Caroline Torbey, «Éclat d’une vie» ou lorsque l’écriture cathartique panse les plaies...
Le 3 août 2020, Caroline Torbey publiait un article prônant son attachement viscéral au pays du Cèdre et sa volonté d’y rester envers et contre tout. Ironie du sort, l’explosion du port de Beyrouth a lieu le lendemain et dévaste l’appartement de l’écrivaine, les blessant, elle et son mari, alors qu’ils s’y étaient nouvellement installés, après leurs noces fraîchement célébrées. Ce drame a néanmoins donné naissance à un récit autobiographique intitulé Éclat d'une vie. L’auteure répond aux questions d’Ici Beyrouth.

Quand avez-vous commencé l’écriture de ce témoignage et dans quelles conditions psychiques?

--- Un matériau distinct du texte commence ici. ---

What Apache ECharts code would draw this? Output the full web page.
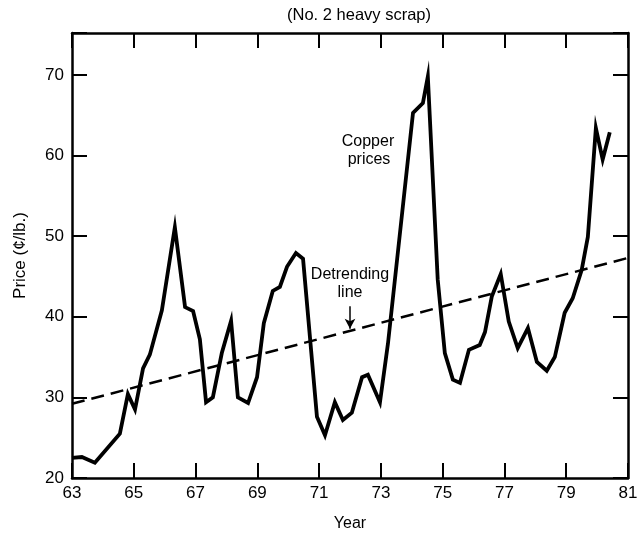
<!DOCTYPE html>
<html>
<head>
<meta charset="utf-8">
<script src="https://cdn.jsdelivr.net/npm/echarts@6/dist/echarts.min.js"></script>
<style>html,body{margin:0;padding:0;background:#fff}#c{width:641px;height:537px}</style>
</head>
<body>
<div id="c"></div>
<script>
// Copper prices (No. 2 heavy scrap), cents per lb
var years = [63.00, 63.32, 63.74, 64.55, 64.81, 65.04, 65.30, 65.52, 65.91, 66.33,
             66.66, 66.92, 67.14, 67.34, 67.56, 67.85, 68.15, 68.37, 68.70, 68.99,
             69.21, 69.50, 69.73, 69.96, 70.25, 70.48, 70.93, 71.19, 71.51, 71.77,
             72.06, 72.39, 72.58, 72.97, 73.23, 74.04, 74.36, 74.52, 74.84, 75.07,
             75.33, 75.56, 75.85, 76.20, 76.37, 76.59, 76.88, 77.14, 77.43, 77.76,
             78.05, 78.37, 78.63, 78.95, 79.21, 79.50, 79.70, 79.96, 80.18, 80.41];
var prices = [22.5, 22.6, 21.9, 25.5, 30.4, 28.5, 33.6, 35.3, 40.8, 51.1,
              41.2, 40.7, 37.2, 29.4, 30.0, 35.5, 39.5, 30.0, 29.3, 32.5,
              39.2, 43.2, 43.7, 46.2, 47.9, 47.2, 27.6, 25.3, 29.4, 27.2,
              28.1, 32.5, 32.8, 29.4, 36.7, 65.3, 66.5, 69.8, 44.6, 35.5,
              32.2, 31.8, 35.9, 36.5, 38.1, 42.5, 45.3, 39.4, 36.1, 38.6,
              34.4, 33.3, 35.0, 40.5, 42.3, 45.8, 49.9, 63.4, 59.5, 62.9];
// Detrending line end points
var trendYears = [63, 81];
var trendValues = [29.2, 47.3];
// Axis ranges
var xMin = 63, xMax = 81, xStep = 2;
var yMin = 20, yMax = 75.2, yStep = 10;

var copperData = years.map(function (y, i) { return [y, prices[i]]; });
var trendData = trendYears.map(function (y, i) { return [y, trendValues[i]]; });
var arrowYear = 72.0;
var arrowTop = 41.3;
var arrowBottom = 38.5;

var FONT = 'Liberation Sans, Arial, Helvetica, sans-serif';
var axisLine = { show: true, lineStyle: { color: '#000', width: 2.5 } };
var tick = { show: true, inside: true, length: 15, lineStyle: { color: '#000', width: 2 } };

var chart = echarts.init(document.getElementById('c'), null, { renderer: 'canvas' });
chart.setOption({
  animation: false,
  backgroundColor: '#fff',
  grid: { left: 72, right: 13, top: 33, bottom: 59, containLabel: false },
  xAxis: [{
    type: 'value', min: xMin, max: xMax, interval: xStep, position: 'bottom',
    name: 'Year', nameLocation: 'middle', nameGap: 38,
    nameTextStyle: { fontFamily: FONT, fontSize: 16, color: '#000' },
    axisLine: axisLine, axisTick: tick, splitLine: { show: false },
    axisLabel: { color: '#000', fontFamily: FONT, fontSize: 17, margin: 7 }
  }, {
    type: 'value', min: xMin, max: xMax, interval: xStep, position: 'top',
    axisLine: axisLine, axisTick: tick, splitLine: { show: false },
    axisLabel: { show: false }
  }],
  yAxis: [{
    type: 'value', min: yMin, max: yMax, interval: yStep, position: 'left',
    name: 'Price (¢/lb.)', nameLocation: 'middle', nameGap: 43, nameRotate: 90,
    nameTextStyle: { fontFamily: FONT, fontSize: 17, color: '#000' },
    axisLine: axisLine, axisTick: tick, splitLine: { show: false },
    axisLabel: { color: '#000', fontFamily: FONT, fontSize: 17, margin: 8,
      formatter: function (v) { return (v % 10 === 0) ? String(v) : ''; } }
  }, {
    type: 'value', min: yMin, max: yMax, interval: yStep, position: 'right',
    axisLine: axisLine, axisTick: tick, splitLine: { show: false },
    axisLabel: { show: false }
  }],
  graphic: [
    { type: 'text', x: 359, y: 15, style: { text: '(No. 2 heavy scrap)', font: '16.5px ' + FONT, fill: '#000', align: 'center', verticalAlign: 'middle' } },
    { type: 'text', x: 368, y: 142, style: { text: 'Copper', font: '16px ' + FONT, fill: '#000', align: 'center', verticalAlign: 'middle' } },
    { type: 'text', x: 369, y: 160, style: { text: 'prices', font: '16px ' + FONT, fill: '#000', align: 'center', verticalAlign: 'middle' } },
    { type: 'text', x: 350, y: 275, style: { text: 'Detrending', font: '16px ' + FONT, fill: '#000', align: 'center', verticalAlign: 'middle' } },
    { type: 'text', x: 350, y: 293, style: { text: 'line', font: '16px ' + FONT, fill: '#000', align: 'center', verticalAlign: 'middle' } }
  ],
  series: [{
    name: 'Copper prices', type: 'line', data: copperData, showSymbol: false, symbol: 'none',
    lineStyle: { color: '#000', width: 3.8, join: 'miter' }, z: 3
  }, {
    name: 'Detrending line', type: 'line', data: trendData, showSymbol: false, symbol: 'none',
    lineStyle: { color: '#000', width: 2.5, type: [13, 7] }, z: 2,
    markLine: {
      silent: true, symbol: ['none', 'arrow'], symbolSize: [8, 10], label: { show: false },
      lineStyle: { color: '#000', width: 1.5, type: 'solid' },
      data: [[{ coord: [arrowYear, arrowTop] }, { coord: [arrowYear, arrowBottom] }]]
    }
  }]
});
</script>
</body>
</html>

J’ai écrit la première lettre de ce livre six jours exactement après l’explosion sur un bloc-notes de papier qui trainait chez la personne qui nous a hébergés après le drame, mon ordinateur ayant explosé avec ma maison tout entière. Je n’ai pas commencé par le début. C’est le troisième chapitre de l’ouvrage qui raconte ce qui s’est passé à partir de la première détonation qui a été mis en premier sur papier. Je l’ai écrit à chaud, pleine de colère et de rage. J’étais tellement submergée par mes émotions qu’en écrivant, je me souviens m’être rendu compte que je n’arrivais pas à terminer mes phrases et que j’écrivais deux morceaux de phrases en une tellement les idées se bousculaient dans ma tête. J’avais peur de ne pas pouvoir toutes les placer. Alors mon cerveau combinait les mots pour que la phrase contienne toutes les informations que je voulais partager. C’est étrange comme sensation, cela ne m’était jamais arrivé auparavant et a confirmé la nécessité thérapeutique, à mon échelle, d’écrire ce livre.

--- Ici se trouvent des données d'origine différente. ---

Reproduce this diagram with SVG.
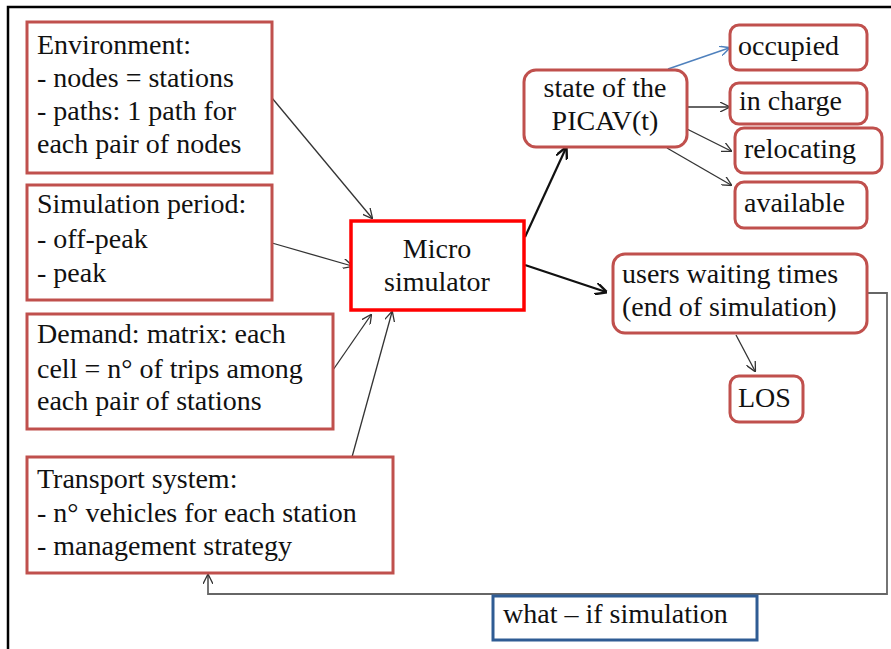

Est-ce que l’écriture vous a libérée du traumatisme vécu?


Complètement. Le traumatisme crée, en général, une sorte de vulnérabilité chez une personne qui a vécu un événement marquant. Or, le fait d’extérioriser le choc a mis, en ce qui me concerne, cette vulnérabilité sur un autre niveau. Elle est passée d’une «vulnérabilité victimisante» à une «vulnérabilité combattante». À partir du moment où j’ai pu raconter avec mes mots ce que j’avais vécu, ressenti, pleuré ou affronté mais aussi partagé l’injustice devant laquelle je ne voulais plus me plier, je suis devenue combattante, et j’étais décidée à dénoncer l’horreur subie et le calvaire que nous endurons jusqu’à ce jour. J’étais déterminée, à travers ce livre, à apporter une petite pierre à l’édifice qui conduirait vers LE Liban tel que ma génération le conçoit. J’espère que nous y arriverons. Je ne parle pas de politique dans ce témoignage, mais uniquement de l’expérience, quoiqu’un brin romancée, de ce que j’ai vécu, de la réalité qui n’existe que si quelqu’un est là pour la raconter.


Quel message délivrez-vous à ceux dont la vie vole en éclats en une fraction de seconde?

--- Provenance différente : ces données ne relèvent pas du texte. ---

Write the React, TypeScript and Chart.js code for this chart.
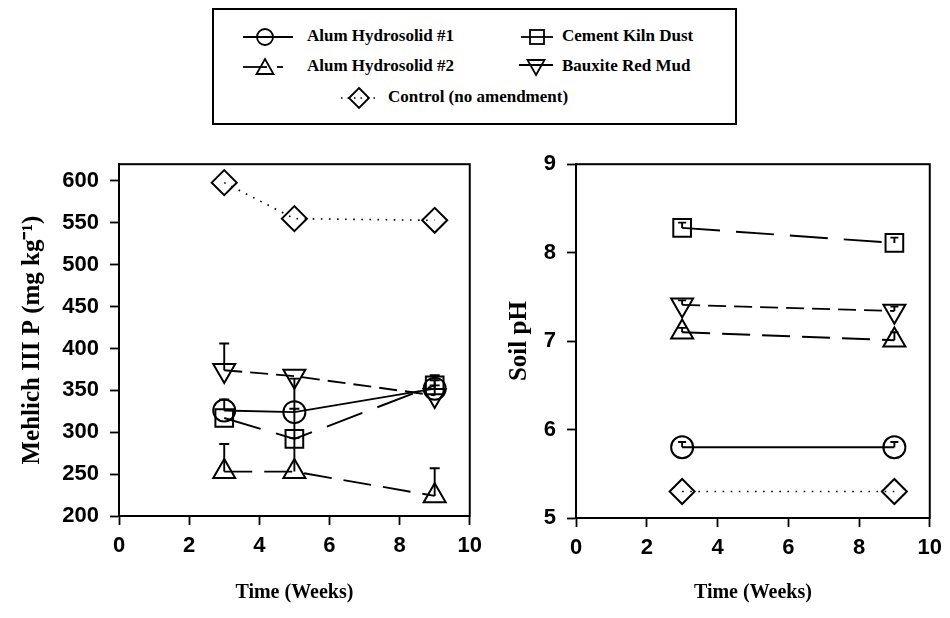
import React, { useEffect, useRef } from "react";
import { Chart, registerables } from "chart.js";
Chart.register(...registerables);

// ---------- DATA ----------
const weeksP = [3, 5, 9];
const alum1P = [326, 324, 352];
const cementP = [317, 292, 356];
const alum2P = [253, 253, 224];
const bauxiteP = [374, 367, 344];
const controlP = [598, 555, 553];
// upward error bars (mg/kg)
const alum1PErr = [13, 40, 10];
const cementPErr = [0, 36, 12];
const alum2PErr = [33, 40, 33];
const bauxitePErr = [32, 0, 12];

const weeksPH = [3, 9];
const alum1PH = [5.8, 5.8];
const cementPH = [8.28, 8.11];
const alum2PH = [7.1, 7.01];
const bauxitePH = [7.41, 7.34];
const controlPH = [5.3, 5.3];
const alum1PHErr = [0.06, 0.06];
const cementPHErr = [0.06, 0.06];
const alum2PHErr = [0.05, 0.09];
const bauxitePHErr = [0.05, 0.05];

const xTicks = [0, 2, 4, 6, 8, 10];
const pTicks = [200, 250, 300, 350, 400, 450, 500, 550, 600];
const pHTicks = [5, 6, 7, 8, 9];

const seriesNames = [
  "Alum Hydrosolid #1",
  "Cement Kiln Dust",
  "Alum Hydrosolid #2",
  "Bauxite Red Mud",
  "Control (no amendment)",
];

// ---------- STYLE ----------
const BLACK = "#000";
const TRANSPARENT = "rgba(0,0,0,0)";
const tickFont = { family: "'Liberation Sans', Arial, sans-serif", weight: "bold" as const, size: 22 };
const titleFont = { family: "'Liberation Serif', 'Times New Roman', serif", weight: "bold" as const, size: 20 };
const yTitleFont = { family: "'Liberation Serif', 'Times New Roman', serif", weight: "bold" as const, size: 25 };

const toPts = (xs: number[], ys: number[]) => xs.map((x, i) => ({ x, y: ys[i] }));

function mkDataset(label: string, xs: number[], ys: number[], errs: number[] | null, style: string, rot: number, radius: number, dash: number[], lw = 1.9) {
  return {
    label,
    data: toPts(xs, ys),
    errors: errs,
    borderColor: BLACK,
    backgroundColor: TRANSPARENT,
    borderWidth: lw,
    borderDash: dash,
    pointStyle: style,
    pointRotation: rot,
    pointRadius: radius,
    pointBorderColor: BLACK,
    pointBackgroundColor: TRANSPARENT,
    pointBorderWidth: 2,
    tension: 0,
    fill: false,
  };
}

const errorBarPlugin = {
  id: "errorBars",
  afterDatasetsDraw(chart: any, _args: any, opts: any) {
    const ctx = chart.ctx;
    const xs = chart.scales.x;
    const ys = chart.scales.y;
    const cap = (opts && opts.cap) || 5;
    chart.data.datasets.forEach((ds: any) => {
      const errs = ds.errors;
      if (!errs) return;
      ds.data.forEach((pt: any, i: number) => {
        const e = errs[i];
        if (!e) return;
        const px = xs.getPixelForValue(pt.x);
        const y0 = ys.getPixelForValue(pt.y);
        const y1 = ys.getPixelForValue(pt.y + e);
        ctx.save();
        ctx.strokeStyle = BLACK;
        ctx.lineWidth = 1.9;
        ctx.setLineDash([]);
        ctx.beginPath();
        ctx.moveTo(px, y0);
        ctx.lineTo(px, y1);
        ctx.moveTo(px - cap, y1);
        ctx.lineTo(px + cap, y1);
        ctx.stroke();
        ctx.restore();
      });
    });
  },
};

const framePlugin = {
  id: "frame",
  afterDraw(chart: any) {
    const { ctx, chartArea } = chart;
    ctx.save();
    ctx.strokeStyle = BLACK;
    ctx.lineWidth = 2;
    ctx.setLineDash([]);
    ctx.strokeRect(chartArea.left, chartArea.top, chartArea.right - chartArea.left, chartArea.bottom - chartArea.top);
    ctx.restore();
  },
};

function makeConfig(opts: {
  datasets: any[];
  yMin: number;
  yMax: number;
  yTicks: number[];
  yTitle: string;
  yWidth: number;
  xHeight: number;
  padding: any;
  yTitlePad: number;
  cap: number;
}) {
  return {
    type: "line",
    data: { datasets: opts.datasets },
    plugins: [errorBarPlugin, framePlugin],
    options: {
      responsive: false,
      animation: false,
      events: [],
      layout: { padding: opts.padding },
      plugins: {
        legend: { display: false },
        tooltip: { enabled: false },
        errorBars: { cap: opts.cap },
      },
      scales: {
        x: {
          type: "linear",
          min: 0,
          max: 10,
          afterBuildTicks: (s: any) => {
            s.ticks = xTicks.map((v) => ({ value: v }));
          },
          afterFit: (s: any) => {
            s.height = opts.xHeight;
          },
          grid: { drawOnChartArea: false, drawTicks: true, tickLength: 9, color: BLACK, tickWidth: 1.8 },
          border: { color: BLACK, width: 2 },
          ticks: { color: BLACK, font: tickFont, padding: 8, maxRotation: 0 },
          title: {
            display: true,
            text: "Time (Weeks)",
            color: BLACK,
            font: titleFont,
            padding: { top: 0, bottom: 13 },
          },
        },
        y: {
          type: "linear",
          min: opts.yMin,
          max: opts.yMax,
          afterBuildTicks: (s: any) => {
            s.ticks = opts.yTicks.map((v) => ({ value: v }));
          },
          afterFit: (s: any) => {
            s.width = opts.yWidth;
          },
          grid: { drawOnChartArea: false, drawTicks: true, tickLength: 9, color: BLACK, tickWidth: 1.8 },
          border: { color: BLACK, width: 2 },
          ticks: { color: BLACK, font: tickFont, padding: 11 },
          title: {
            display: true,
            text: opts.yTitle,
            color: BLACK,
            font: yTitleFont,
            padding: { top: opts.yTitlePad, bottom: 0 },
          },
        },
      },
    },
  };
}

const dashA1: number[] = [];
const dashCement = [38, 16];
const dashA2 = [28, 12];
const dashBaux = [18, 8];
const dashCtrl = [1.6, 6.5];

const leftConfig = makeConfig({
  datasets: [
    mkDataset(seriesNames[4], weeksP, controlP, null, "rectRot", 0, 12.5, dashCtrl, 1.6),
    mkDataset(seriesNames[0], weeksP, alum1P, alum1PErr, "circle", 0, 11, dashA1),
    mkDataset(seriesNames[1], weeksP, cementP, cementPErr, "rect", 0, 12.5, dashCement),
    mkDataset(seriesNames[2], weeksP, alum2P, alum2PErr, "triangle", 0, 12.7, dashA2),
    mkDataset(seriesNames[3], weeksP, bauxiteP, bauxitePErr, "triangle", 180, 12.7, dashBaux),
  ],
  yMin: 200,
  yMax: 620,
  yTicks: pTicks,
  yTitle: "Mehlich III P (mg kg\u207B\u00B9)",
  yWidth: 119,
  xHeight: 102,
  padding: { top: 16, right: 15, left: 0, bottom: 0 },
  yTitlePad: 18,
  cap: 5,
});

const rightConfig = makeConfig({
  datasets: [
    mkDataset(seriesNames[4], weeksPH, controlPH, null, "rectRot", 0, 12.5, dashCtrl, 1.6),
    mkDataset(seriesNames[0], weeksPH, alum1PH, alum1PHErr, "circle", 0, 11, dashA1),
    mkDataset(seriesNames[1], weeksPH, cementPH, cementPHErr, "rect", 0, 12.5, dashCement),
    mkDataset(seriesNames[2], weeksPH, alum2PH, alum2PHErr, "triangle", 0, 12.7, dashA2),
    mkDataset(seriesNames[3], weeksPH, bauxitePH, bauxitePHErr, "triangle", 180, 12.7, dashBaux),
  ],
  yMin: 5,
  yMax: 9,
  yTicks: pHTicks,
  yTitle: "Soil pH",
  yWidth: 86,
  xHeight: 100,
  padding: { top: 18, right: 17, left: 0, bottom: 0 },
  yTitlePad: 15,
  cap: 4,
});

function ChartCanvas({ config, left, top, width, height }: any) {
  const ref = useRef<HTMLCanvasElement | null>(null);
  useEffect(() => {
    if (!ref.current) return;
    const chart = new Chart(ref.current, config as any);
    return () => chart.destroy();
  }, [config]);
  return (
    <canvas
      ref={ref}
      width={width}
      height={height}
      style={{ position: "absolute", left, top, width, height }}
    />
  );
}

const legendText: React.CSSProperties = {
  position: "absolute",
  fontFamily: "'Liberation Serif', 'Times New Roman', serif",
  fontWeight: "bold",
  fontSize: 17,
  lineHeight: "20px",
  height: 20,
  whiteSpace: "nowrap",
  color: "#000",
};

function LegendSym({ left, cy, width, children }: any) {
  return (
    <svg
      width={width}
      height={26}
      style={{ position: "absolute", left, top: cy - 13 }}
      viewBox={`0 0 ${width} 26`}
    >
      <g stroke="#000" strokeWidth={1.8} fill="none">
        {children}
      </g>
    </svg>
  );
}

function Legend() {
  const r1 = 37;
  const r2 = 67;
  const r3 = 98;
  return (
    <div>
      <div
        style={{
          position: "absolute",
          left: 212,
          top: 8,
          width: 521,
          height: 113,
          border: "2px solid #000",
        }}
      />
      {/* row 1 */}
      <LegendSym left={241} cy={r1} width={54}>
        <line x1={2} y1={13} x2={52} y2={13} />
        <circle cx={24} cy={13} r={8} />
      </LegendSym>
      <div style={{ ...legendText, left: 307, top: r1 - 11 }}>{seriesNames[0]}</div>
      <LegendSym left={519} cy={r1} width={36}>
        <line x1={2} y1={13} x2={34} y2={13} />
        <rect x={11} y={6} width={14} height={14} />
      </LegendSym>
      <div style={{ ...legendText, left: 562, top: r1 - 11 }}>{seriesNames[1]}</div>
      {/* row 2 */}
      <LegendSym left={241} cy={r2} width={46}>
        <line x1={2} y1={13} x2={26} y2={13} />
        <line x1={36} y1={13} x2={42} y2={13} />
        <polygon points="24,5 32.5,20 15.5,20" />
      </LegendSym>
      <div style={{ ...legendText, left: 307, top: r2 - 11 }}>{seriesNames[2]}</div>
      <LegendSym left={517} cy={r2} width={38}>
        <line x1={2} y1={11} x2={36} y2={11} />
        <polygon points="19,21 27.5,6 10.5,6" />
      </LegendSym>
      <div style={{ ...legendText, left: 562, top: r2 - 11 }}>{seriesNames[3]}</div>
      {/* row 3 */}
      <LegendSym left={339} cy={r3} width={40}>
        <line x1={2} y1={13} x2={38} y2={13} strokeDasharray="1.5 5" strokeWidth={1.6} />
        <polygon points="20,3 30,13 20,23 10,13" />
      </LegendSym>
      <div style={{ ...legendText, left: 388, top: r3 - 11 }}>{seriesNames[4]}</div>
    </div>
  );
}

export default function App() {
  return (
    <div
      style={{
        position: "absolute",
        left: 0,
        top: 0,
        width: 950,
        height: 618,
        background: "#fff",
        overflow: "hidden",
      }}
    >
      <Legend />
      <ChartCanvas config={leftConfig} left={0} top={140} width={490} height={478} />
      <ChartCanvas config={rightConfig} left={490} top={140} width={460} height={478} />
    </div>
  );
}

La vie est ainsi faite. Elle est imprévisible, et ce qu’on croit acquis peut basculer du jour au lendemain. Je sous-estimais cette vérité avant, bercée par une insouciance que j’aimerais retrouver. Mais je l’ai bien compris avec Beyrouthshima. Le message que j’aimerais faire passer est qu’en dépit de la douleur ou du désarroi, et même si le destin s’abat parfois avec acharnement, il ne faut jamais renoncer, car il y a toujours une lumière, aussi infime soit-elle, au bout du tunnel. De Gaulle disait que les «emmerdes arrivent toujours en escadrille». Il faut s’y attendre, mais surtout les affronter une par une, trouver la force, puiser au plus profond de soi et se relever. Ce livre est un message d’espoir en lui-même dans lequel, en référence au titre, les éclats de verre se transformeront un jour en éclat de vie. Je vous laisse le lire pour découvrir quel a été mon éclat de vie à moi qui me permet aujourd’hui d’être encore debout et plus déterminée que jamais.

Qui est Caroline Torbey?


De mère française d’origine vietnamo-allemande et de père libanais, Caroline Torbey est une auteure résidant à Beyrouth. Elle est lauréate du Trophée des Français de l’étranger, édition 2018, ainsi que du concours de la nouvelle Georges Sand en 2020 pour ses écrits. Elle est sélectionnée en 2021 par la célèbre fondation Jan Michalski pour l’écriture et la littérature qui soutient la publication de son utopie intitulée Si j’avais un Cèdre. Elle a coécrit plusieurs ouvrages et publie régulièrement dans la presse francophone de son pays. Son engagement porte sur l’expansion de la francophonie ainsi que la place de la femme au sein de la société libanaise. Éclat d’une vie est son premier récit autobiographique.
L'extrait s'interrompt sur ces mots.